— Start GIVEN MATERIAL —

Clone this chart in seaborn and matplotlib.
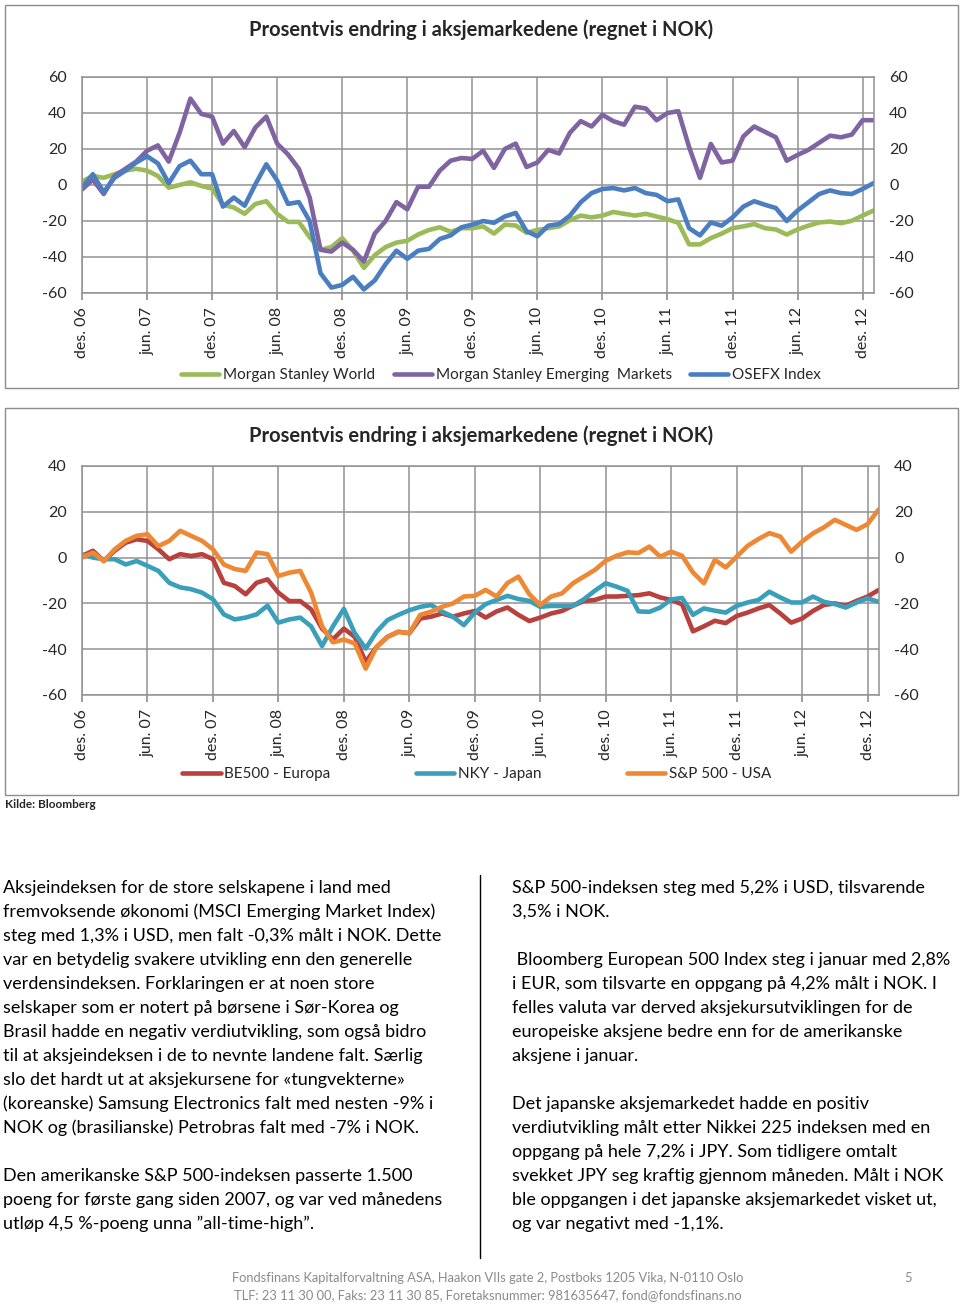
import numpy as np
import pandas as pd
import matplotlib
matplotlib.use("Agg")
import matplotlib.pyplot as plt
import seaborn as sns
from matplotlib.lines import Line2D
from matplotlib.patches import Rectangle

# month index 0 = des. 06 ... 73 = jan. 13
months = np.arange(74)
tick_pos = list(range(0, 73, 6))
tick_labels = ["des. 06", "jun. 07", "des. 07", "jun. 08", "des. 08", "jun. 09", "des. 09",
               "jun. 10", "des. 10", "jun. 11", "des. 11", "jun. 12", "des. 12"]

title = "Prosentvis endring i aksjemarkedene (regnet i NOK)"

# chart 1
names_1 = ["Morgan Stanley World", "Morgan Stanley Emerging  Markets", "OSEFX Index"]
colors_1 = ["#9BBB59", "#8064A2", "#4A7EC0"]
ms_world = [2, 5, 4, 6, 8, 9, 8, 5, -1.5, 0, 1.5, -0.5, -2,
            -11, -12.5, -16, -10.5, -9, -16, -20.5, -20.5, -29, -36, -34.5, -29.5,
            -36.5, -46, -39, -34.5, -32, -31, -27.5, -25, -23.5, -26, -24, -24,
            -23, -27, -22, -22.5, -26.5, -25, -24, -23, -19.5, -17, -18, -17,
            -15, -16, -17, -16, -17.5, -19, -21, -33, -33, -29.5, -27, -24,
            -23, -21.7, -24, -24.7, -27.5, -24.7, -22.6, -20.8, -20.3, -21.2, -19.9, -17, -14.2]
ms_em = [-2.5, 3, -5, 5, 9, 13, 19, 22, 13, 29, 48, 39.5, 38,
         23, 30, 21, 32, 38, 23, 17, 9, -7, -36, -37, -32,
         -36, -42.5, -27, -20, -9.5, -13.5, -1, -1, 8, 13.5, 15, 14.5,
         19, 9.5, 20, 23, 10, 12.5, 19.5, 17.5, 29, 35.5, 32.5, 39,
         35.5, 33.5, 43.5, 42.5, 36, 40, 41, 21, 4, 22.8, 12.5, 13.5,
         27, 32.5, 29.5, 26.5, 13.5, 16.7, 19.5, 23.5, 27.4, 26.5, 28, 36, 36]
osefx = [-1.5, 6, -4, 4, 8, 12.5, 16, 12, 1, 10.5, 13.5, 6, 6,
         -12, -7, -11.5, 0.5, 11.5, 2.5, -10.5, -9.5, -20, -49, -57, -55.5,
         -51, -58, -53, -44, -36.5, -41, -36.5, -35.5, -30, -28, -23.5, -22,
         -20, -21, -17.5, -15.5, -25.7, -28.5, -22.6, -21.7, -17, -9.6, -4.5, -2.2,
         -1.7, -3, -1.7, -4.5, -5.5, -9, -8, -24, -28, -20.8, -22.6, -18,
         -12, -9, -11, -12.8, -20, -14.2, -9.6, -5, -3, -4.5, -5, -2.2, 1]

# chart 2
names_2 = ["BE500 - Europa", "NKY - Japan", "S&P 500 - USA"]
colors_2 = ["#B8403D", "#3A9FBA", "#EE8834"]
be500 = [0.7, 3, -1.5, 3, 6.5, 8, 7.3, 3.6, -0.7, 1.5, 0.7, 1.5, -0.7,
         -11, -12.4, -16, -11, -9.5, -15.3, -19, -19, -22.6, -31, -35.7, -31,
         -34.6, -45.5, -39, -34.6, -32.4, -33, -26.6, -25.8, -24.4, -25.8, -24.4, -23.3,
         -26.2, -23.5, -21.8, -25, -27.7, -26.2, -24.4, -23.3, -21, -19, -18.5, -17,
         -17, -16.7, -16.4, -15.6, -17.4, -18.5, -20.4, -32.2, -30, -27.6, -28.6, -25.5,
         -24, -22.2, -20.7, -24.4, -28.4, -26.6, -23.3, -20.7, -20, -21, -18.9, -17, -14.2]
nky = [1.5, 0, -0.7, -0.7, -3, -1.5, -3.6, -5.8, -11, -13, -13.8, -15.3, -18.2,
       -24.8, -27, -26.2, -24.8, -21, -28.4, -27, -26.2, -30, -38.6, -30, -22.4,
       -33, -39.7, -32.4, -27.3, -25, -23, -21.5, -20.7, -23.6, -25.8, -29.5, -24,
       -20.3, -18.5, -16.7, -18.1, -18.9, -21.5, -21.1, -21.1, -21.1, -18.2, -14.5, -11.2,
       -12.7, -14.5, -23.5, -23.7, -21.8, -18.3, -17.6, -25, -22.2, -23.2, -24, -21.1,
       -19.6, -18.5, -14.9, -17.4, -19.6, -19.6, -17, -19.3, -20.3, -21.8, -19.6, -17.8, -19.3]
sp500 = [0, 2.2, -1.5, 3.6, 7.3, 9.5, 10.2, 5, 7.3, 11.7, 9.5, 7.3, 3.6,
         -3, -5, -5.8, 2.2, 1.5, -8, -6.6, -5.8, -15.3, -30, -37, -35.8,
         -37.5, -48.5, -39, -34.6, -32.4, -33, -25, -23.6, -21.5, -20, -17, -16.7,
         -14.1, -17, -11.1, -8.3, -16, -20.7, -17, -15.6, -11.2, -8.3, -5.4, -1.4,
         0.8, 2.3, 2, 4.8, 0.4, 2.6, 0.8, -6.5, -11.2, -1, -4.3, 0.4,
         5.1, 8.1, 10.7, 9.2, 2.6, 7, 10.6, 13.2, 16.5, 14.3, 12.1, 14.6, 20.9]

left_lines = [
    "Aksjeindeksen for de store selskapene i land med",
    "fremvoksende økonomi (MSCI Emerging Market Index)",
    "steg med 1,3% i USD, men falt -0,3% målt i NOK. Dette",
    "var en betydelig svakere utvikling enn den generelle",
    "verdensindeksen. Forklaringen er at noen store",
    "selskaper som er notert på børsene i Sør-Korea og",
    "Brasil hadde en negativ verdiutvikling, som også bidro",
    "til at aksjeindeksen i de to nevnte landene falt. Særlig",
    "slo det hardt ut at aksjekursene for «tungvekterne»",
    "(koreanske) Samsung Electronics falt med nesten -9% i",
    "NOK og (brasilianske) Petrobras falt med -7% i NOK.",
    "",
    "Den amerikanske S&P 500-indeksen passerte 1.500",
    "poeng for første gang siden 2007, og var ved månedens",
    "utløp 4,5 %-poeng unna ”all-time-high”.",
]
right_lines = [
    "S&P 500-indeksen steg med 5,2% i USD, tilsvarende",
    "3,5% i NOK.",
    "",
    " Bloomberg European 500 Index steg i januar med 2,8%",
    "i EUR, som tilsvarte en oppgang på 4,2% målt i NOK. I",
    "felles valuta var derved aksjekursutviklingen for de",
    "europeiske aksjene bedre enn for de amerikanske",
    "aksjene i januar.",
    "",
    "Det japanske aksjemarkedet hadde en positiv",
    "verdiutvikling målt etter Nikkei 225 indeksen med en",
    "oppgang på hele 7,2% i JPY. Som tidligere omtalt",
    "svekket JPY seg kraftig gjennom måneden. Målt i NOK",
    "ble oppgangen i det japanske aksjemarkedet visket ut,",
    "og var negativt med -1,1%.",
]
footer_1 = "Fondsfinans Kapitalforvaltning ASA, Haakon VIIs gate 2, Postboks 1205 Vika, N-0110 Oslo"
footer_2 = "TLF: 23 11 30 00, Faks: 23 11 30 85, Foretaksnummer: 981635647, fond@fondsfinans.no"

sns.set_theme(style="white")
plt.rcParams['font.family'] = ['Lato', 'DejaVu Sans']
plt.rcParams['axes.unicode_minus'] = False

W, H = 960, 1304
fig = plt.figure(figsize=(W / 100, H / 100), dpi=100)
grid_c = "#929292"


def fx(px):
    return px / W


def fy(py):
    return 1 - py / H


def draw_panel(ax, series, names, colors, ylim, yticks):
    df = pd.DataFrame({
        "maaned": np.tile(months, len(series)),
        "endring": np.concatenate([np.asarray(s, float) for s in series]),
        "serie": np.repeat(names, len(months)),
    })
    sns.lineplot(data=df, x="maaned", y="endring", hue="serie", hue_order=names,
                 palette=dict(zip(names, colors)), estimator=None, sort=False,
                 lw=3.3, legend=False, ax=ax)
    ax.set_xlim(0, 73.05)
    ax.set_ylim(*ylim)
    ax.set_yticks(yticks)
    ax.set_xticks(tick_pos)
    ax.set_xticklabels(tick_labels, rotation=90, fontsize=11.5)
    ax.tick_params(axis="y", labelsize=11.5, left=False, right=False,
                   labelleft=True, labelright=True, length=0, pad=11)
    ax.tick_params(axis="x", bottom=True, length=5, color=grid_c, pad=5)
    ax.grid(True, color=grid_c, lw=1.1)
    ax.set_axisbelow(True)
    ax.set_xlabel("")
    ax.set_ylabel("")
    for sp in ax.spines.values():
        sp.set_color(grid_c)
        sp.set_linewidth(1.1)


# frames around the two charts
for top, bot in [(5, 388), (408, 795)]:
    fig.patches.append(Rectangle((fx(5), fy(bot)), fx(953), (bot - top) / H,
                                 transform=fig.transFigure, fill=False,
                                 edgecolor="#8c8c8c", lw=1))

ax1 = fig.add_axes([fx(82), fy(293), fx(792), 216 / H])
draw_panel(ax1, [ms_world, ms_em, osefx], names_1, colors_1, (-60, 60), range(-60, 61, 20))
fig.text(fx(481), fy(30), title, ha="center", va="center", fontsize=14.5, fontweight="bold")
h1 = [Line2D([], [], color=c, lw=3.3) for c in colors_1]
fig.legend(h1, names_1, loc="center", bbox_to_anchor=(fx(501), fy(375)), ncol=3,
           frameon=False, fontsize=11, handlelength=2.5, handletextpad=0.25, columnspacing=1.2)

ax2 = fig.add_axes([fx(82), fy(695), fx(797), 229 / H])
draw_panel(ax2, [be500, nky, sp500], names_2, colors_2, (-60, 40), range(-60, 41, 20))
fig.text(fx(481), fy(436), title, ha="center", va="center", fontsize=14.5, fontweight="bold")
h2 = [Line2D([], [], color=c, lw=3.3) for c in colors_2]
fig.legend(h2, names_2, loc="center", bbox_to_anchor=(fx(477), fy(774)), ncol=3,
           frameon=False, fontsize=11, handlelength=2.5, handletextpad=0.25, columnspacing=5.6)

fig.text(fx(5), fy(805), "Kilde: Bloomberg", ha="left", va="center", fontsize=8.5, fontweight="bold")

# body text
for i, line in enumerate(left_lines):
    fig.text(fx(3), fy(888 + 24 * i), line, ha="left", va="center", fontsize=13, color="black")
for i, line in enumerate(right_lines):
    fig.text(fx(512), fy(888 + 24 * i), line, ha="left", va="center", fontsize=13, color="black")
fig.add_artist(Line2D([fx(480), fx(480)], [fy(875), fy(1258)], color="black", lw=1))

fig.text(fx(488), fy(1278), footer_1, ha="center", va="center", fontsize=9.3, color="#8a8a8a")
fig.text(fx(488), fy(1295), footer_2, ha="center", va="center", fontsize=9.3, color="#8a8a8a")
fig.text(fx(908), fy(1278), "5", ha="center", va="center", fontsize=9.3, color="#8a8a8a")

fig.savefig("out.png", dpi=100)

— End GIVEN MATERIAL —

[GIVEN PROBLEM]: Take the lines from the start of the material to the line with "from matplotlib.patches import Rectangle", both included, and transcribe them exactly without the pictures.

[RESPONSE]:
Clone this chart in seaborn and matplotlib.
import numpy as np
import pandas as pd
import matplotlib
matplotlib.use("Agg")
import matplotlib.pyplot as plt
import seaborn as sns
from matplotlib.lines import Line2D
from matplotlib.patches import Rectangle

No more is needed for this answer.